On April 22nd 2008 Lord Justice Stanley Burnton handed down his judgment in R (on the application of Risk Management Partners) –v– the Council of the London Borough of Brent [2008] EWHC 692 (Admin).

LAML, who were an interested party in the case, say that the court threw “out claims from the private sector that councils are acting beyond their designated powers”.

In fact the Court found the very opposite—Brent had no power to establish or participate in LAML, to become a member of it, or to make a paid up or guaranteed capital contribution to LAML either under section 111 of the Local Government Act 1972 or section 2 of the Local Government Act 2000.

The Court granted RMP a declaration to that effect and ordered Brent to pay RMP’s costs of the claim.

LAML go on to say that “Harrow Council was also named in the case, but no finding of ultra vires was made against Harrow”. Like LAML, Harrow was merely an interested party in the case, not a defendant. The reason no finding was made against it—or against LAML— is because their actions were not the subject of this claim for judicial review.

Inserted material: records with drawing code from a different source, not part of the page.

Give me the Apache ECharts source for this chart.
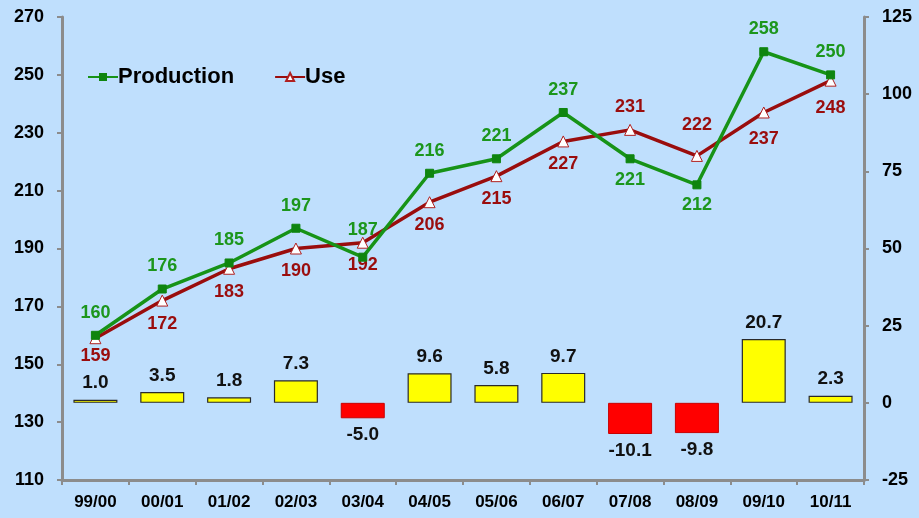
<!DOCTYPE html>
<html><head><meta charset="utf-8">
<script src="https://cdn.jsdelivr.net/npm/echarts@6/dist/echarts.min.js"></script>
<style>html,body{margin:0;padding:0;background:#bfdffd;}#c{width:919px;height:518px;}</style>
</head><body><div id="c"></div>
<script>
const categories = ['99/00','00/01','01/02','02/03','03/04','04/05','05/06','06/07','07/08','08/09','09/10','10/11'];
const production = [160,176,185,197,187,216,221,237,221,212,258,250];
const use = [159,172,183,190,192,206,215,227,231,222,237,248];
const balance = [1.0,3.5,1.8,7.3,-5.0,9.6,5.8,9.7,-10.1,-9.8,20.7,2.3];
const leftTicks = [110,270,20];
const rightTicks = [-25,125,25];

// label placement tweaks (index -> [position, distance])
const prodLabel = {4:['top',14], 8:['bottom',8], 9:['bottom',7]};
const useLabel = {0:['bottom',3], 4:['bottom',7], 8:['top',8], 9:['top',16], 10:['bottom',12], 11:['bottom',12]};

const chart = echarts.init(document.getElementById('c'));
const ff = '"Liberation Sans", Arial, sans-serif';
const axisLine = {show:true, onZero:false, lineStyle:{color:'#8c8c8c', width:3}};
const tick = {show:true, length:5, lineStyle:{color:'#8c8c8c', width:2}};
chart.setOption({
  backgroundColor:'#bfdffd',
  animation:false,
  grid:{left:62, right:55, top:17, bottom:38},
  legend:{
    left:82, top:61, itemGap:40, itemWidth:30, itemHeight:10,
    textStyle:{fontFamily:ff, fontWeight:'bold', fontSize:22, color:'#000', padding:[0,0,0,-5]},
    data:['Production','Use']
  },
  xAxis:{
    type:'category', data:categories, boundaryGap:true,
    axisLine:axisLine, axisTick:tick,
    axisLabel:{fontFamily:ff, fontWeight:'bold', fontSize:17, color:'#000', margin:14, interval:0}
  },
  yAxis:[
    {type:'value', min:leftTicks[0], max:leftTicks[1], interval:leftTicks[2], position:'left',
     axisLine:axisLine, axisTick:tick, splitLine:{show:false},
     axisLabel:{fontFamily:ff, fontWeight:'bold', fontSize:18, color:'#000', margin:18}},
    {type:'value', min:rightTicks[0], max:rightTicks[1], interval:rightTicks[2], position:'right',
     axisLine:axisLine, axisTick:tick, splitLine:{show:false},
     axisLabel:{fontFamily:ff, fontWeight:'bold', fontSize:18, color:'#000', margin:18}}
  ],
  series:[
    {name:'Balance', type:'bar', yAxisIndex:1, barWidth:44,
     data: balance.map(v => ({
       value:v,
       itemStyle: v>=0 ? {color:'#ffff00', borderColor:'#2a2a2a', borderWidth:1.2}
                       : {color:'#ff0000', borderColor:'#c80000', borderWidth:1},
       label:{position: v>=0 ? 'top':'bottom', distance:7}
     })),
     label:{show:true, formatter:p=>p.value.toFixed(1), fontFamily:ff, fontWeight:'bold', fontSize:19, color:'#111'},
     z:1
    },
    {name:'Production', type:'line', yAxisIndex:0,
     data: production.map((v,i)=>{const o=prodLabel[i]||['top',9];return {value:v, label:{position:o[0], distance:o[1]}};}),
     symbol:'rect', symbolSize:8, showAllSymbol:true,
     lineStyle:{color:'#179317', width:3.5},
     itemStyle:{color:'#0f850f', borderColor:'#0f850f'},
     label:{show:true, fontFamily:ff, fontWeight:'bold', fontSize:18, color:'#1c961c'},
     z:3
    },
    {name:'Use', type:'line', yAxisIndex:0,
     data: use.map((v,i)=>{const o=useLabel[i]||['bottom',8];return {value:v, label:{position:o[0], distance:o[1]}};}),
     symbol:'triangle', symbolSize:11, showAllSymbol:true,
     lineStyle:{color:'#9a0d0d', width:3.5},
     itemStyle:{color:'#ffffff', borderColor:'#b02020', borderWidth:1},
     label:{show:true, fontFamily:ff, fontWeight:'bold', fontSize:18, color:'#9a0d0d'},
     z:2
    }
  ]
});
</script></body></html>
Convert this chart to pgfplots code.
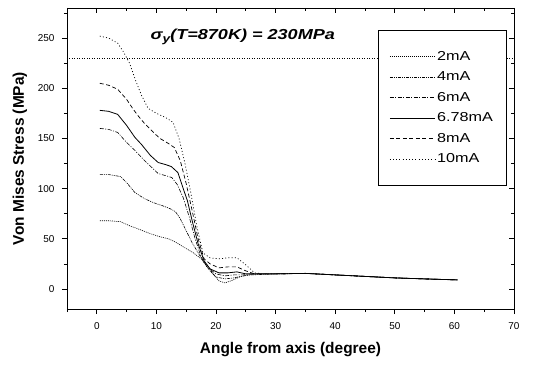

LAML also claim that “the Judgment states that authorities do have powers, pursuant to well-being powers under s2 of the Local Government Act 2000 to join LAML.That is simply incorrect. The judge said no such thing.

What he did find was that if a local authority bases its decision to enter LAML on what savings it might make on its insurance premiums then its decision will be unlawful under the “well-being” power in s.2 Local Government Act 2000 (paragraph 114 of the judgment). In that regard, it is worth noting that LAML continues to broadcast its primary message to authorities, that “it aims to save its growing membership up to 15 per cent per annum on their insurance premiums over the next five years”.

The only other comments by the judge in respect of the section 2 well-being power were made obiter and without having heard argument: “I think that a local authority could pursuant to its well-being power enter into a contract with a company for the provision of advice as to the avoidance of damage to property in its area through fire or accident, or for the avoidance of accidents to persons living or working there. In other words, a local authority could purchase what has been referred to as risk management services.” If so, he thought, it could contract with the company for the provision of such services and insurance, and provide guarantees and financial assistance to the company for that purpose pursuant to section 2(4).

But whatever the merits of these views expressed obiter, the simple fact is that LAML is not such a company: its principal object is to provide insurance for London local authorities. It is no part of LAML’s objects to provide risk management services in respect of property or persons living or working in any particular local authority area generally. And neither are the capital contributions required by LAML to meet the FSA’s requirements for its business, which is insuring local authorities themselves, made for such purposes.

Finally, it may be noted that LAML sought permission to appeal against the very judgment that it now claims is a “vindication of LAML’s actions”.